The Sunday 2003-11-16 at 10:43 -0500, Jerry Feldman wrote:
fact, the first PCs had about 64 Kbytes. There is no much place there for big disk buffers, nor probably for the extra coding needed :-)
While this is true, Unix likewise was developed on very small machines, but it was developed in a disk environment where MS-DOS was developed primarily in a floppy environment.
Unix was developed from Multics as a time sharing system where MS-DOS was developed as a single user environment. The real difference is in how Unix (and Linux) handle files. Even back in the 16 bit PDP11 days, Unix did have the buffering. While DOS did have buffering, as you mention, it was very limited.

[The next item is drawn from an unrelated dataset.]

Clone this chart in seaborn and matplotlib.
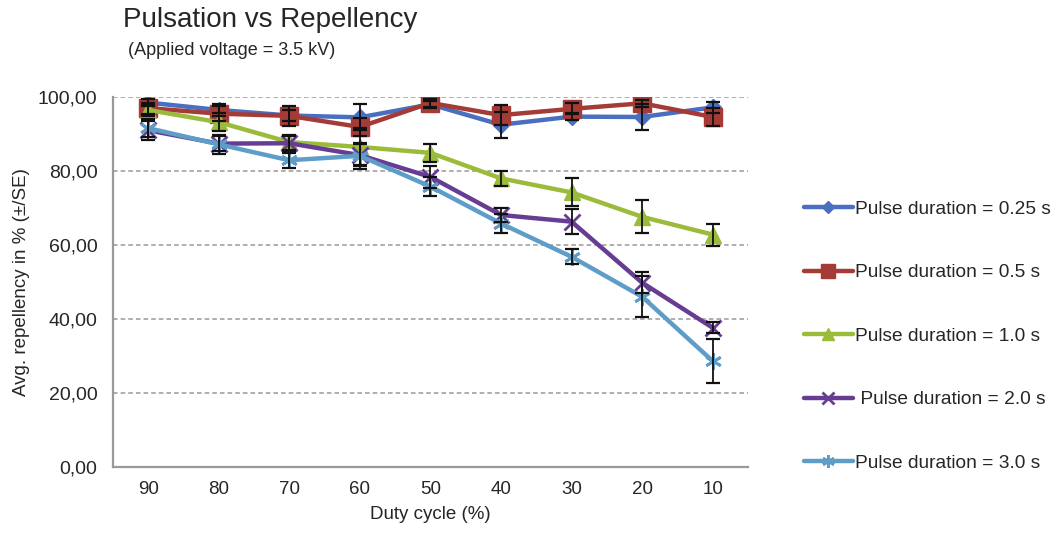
import numpy as np
import pandas as pd
import matplotlib
matplotlib.use("Agg")
import matplotlib.pyplot as plt
import seaborn as sns

duty_cycle = ["90", "80", "70", "60", "50", "40", "30", "20", "10"]
series_names = ["Pulse duration = 0.25 s", "Pulse duration = 0.5 s",
                "Pulse duration = 1.0 s", " Pulse duration = 2.0 s",
                "Pulse duration = 3.0 s"]
rep_025 = [98.5, 96.5, 95.0, 94.5, 98.0, 92.5, 94.7, 94.6, 97.2]
rep_05 = [97.0, 95.5, 94.9, 91.9, 98.4, 95.1, 96.8, 98.3, 94.6]
rep_10 = [96.5, 93.2, 87.8, 86.5, 84.9, 78.0, 74.2, 67.6, 62.8]
rep_20 = [91.0, 87.4, 87.5, 84.3, 78.4, 68.1, 66.3, 49.8, 37.6]
rep_30 = [91.6, 87.2, 82.9, 84.1, 75.8, 65.8, 56.8, 46.0, 28.6]
se_025 = [1.0, 1.5, 1.5, 3.5, 1.0, 3.5, 1.0, 3.5, 1.5]
se_05 = [1.5, 2.0, 2.7, 2.5, 1.0, 2.7, 1.5, 1.0, 2.5]
se_10 = [1.5, 2.5, 2.0, 5.0, 2.4, 2.0, 3.8, 4.5, 3.0]
se_20 = [2.5, 2.0, 2.0, 3.0, 3.0, 2.0, 3.3, 2.8, 1.5]
se_30 = [2.5, 2.5, 2.0, 3.5, 2.5, 2.5, 2.0, 5.5, 6.0]
ytick_vals = [0, 20, 40, 60, 80, 100]
ytick_labels = ["0,00", "20,00", "40,00", "60,00", "80,00", "100,00"]

values = [rep_025, rep_05, rep_10, rep_20, rep_30]
errors = [se_025, se_05, se_10, se_20, se_30]
colors = ["#4A6FC0", "#A53B37", "#9BBB3B", "#673D94", "#5E9DC8"]
markers = ["D", "s", "^", "x", (6, 2, 0)]
msizes = [8, 13, 11, 11, 12]

rows = []
for name, vals in zip(series_names, values):
    for d, v in zip(duty_cycle, vals):
        rows.append({"duty": d, "rep": v, "series": name})
df = pd.DataFrame(rows)

sns.set_style("white")
plt.rcParams["font.family"] = ["Liberation Sans", "DejaVu Sans"]

fig = plt.figure(figsize=(10.64, 5.36), dpi=100)
ax = fig.add_axes([0.106, 0.129, 0.597, 0.690])

xpos = np.arange(len(duty_cycle))
for i, (vals, errs) in enumerate(zip(values, errors)):
    ax.errorbar(xpos, vals, yerr=errs, fmt="none", ecolor="#111111",
                elinewidth=1.3, capsize=5, capthick=1.6, zorder=3)

for i, name in enumerate(series_names):
    sub = df[df["series"] == name]
    sns.lineplot(data=sub, x="duty", y="rep", ax=ax, color=colors[i],
                 marker=markers[i], markersize=msizes[i], linewidth=3.2,
                 markeredgecolor=colors[i], markeredgewidth=2 if i >= 3 else 1,
                 label=name, sort=False, zorder=2 + i * 0.01)

ax.set_xlim(-0.5, len(duty_cycle) - 0.5)
ax.set_ylim(0, 100)
ax.set_yticks(ytick_vals)
ax.set_yticklabels(ytick_labels, fontsize=14)
ax.set_xticks(xpos)
ax.set_xticklabels(duty_cycle, fontsize=13.5)
ax.set_xticks(np.arange(len(duty_cycle) + 1) - 0.5, minor=True)
ax.tick_params(axis="x", which="major", length=0, pad=10)
ax.tick_params(axis="x", which="minor", length=5, color="#888888", width=1.2, direction="out")
ax.tick_params(axis="y", length=5, color="#888888", width=1.2, direction="out", pad=6)
for y in ytick_vals[1:]:
    ax.axhline(y, color="#999999", linestyle=(0, (3, 2)), linewidth=1.1, zorder=1)
for s in ["top", "right"]:
    ax.spines[s].set_visible(False)
for s in ["left", "bottom"]:
    ax.spines[s].set_color("#999999")
    ax.spines[s].set_linewidth(1.6)
ax.set_xlabel("Duty cycle (%)", fontsize=13.5, labelpad=6)
ax.set_ylabel("Avg. repellency in % (\u00b1/SE)", fontsize=13.5, labelpad=6)

handles, labels = ax.get_legend_handles_labels()
ax.get_legend().remove()
fig.legend(handles, labels, loc="upper left", bbox_to_anchor=(0.748, 0.64),
           frameon=False, fontsize=13.8, labelspacing=2.4, handlelength=2.6,
           handletextpad=0.1, borderaxespad=0, markerscale=0.75)

fig.text(0.116, 0.962, "Pulsation vs Repellency", fontsize=20, va="center", ha="left")
fig.text(0.120, 0.905, "(Applied voltage = 3.5 kV)", fontsize=13, va="center", ha="left")

fig.savefig("out.png", dpi=100)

If I'm not mistaken, those machines had litle RAM, but had some kind of memory swap to disk, or virtual memory systems. It was a more complete and complex design. The IBM PC was a "Personal" computer, much simpler. It could even work with no OS, with ROM basic, and an audio tape machine as storage!
Also, dos/bios was not reentrant, meaning that there was no way to request saving two files simultaneously. Head movement planning had no interest, chunks were saved to disk inmediately, with the error result code given back to the caller right away (wich makes sense for a floppy).
I think that agrees with what you say :-)
Yes. The main difference:
Unix/Linux from day 1 was multi-user/multi-tasking.
DOS (from day 1 to 6.c) was single-user/single tasking. The appearance
of DOS multi-tasking was via Terminate and Stay resident (TSR). DOS 7
was the first multi-tasking Microsoft DOS, but it was never officially
released in the US, but was part of Windows95.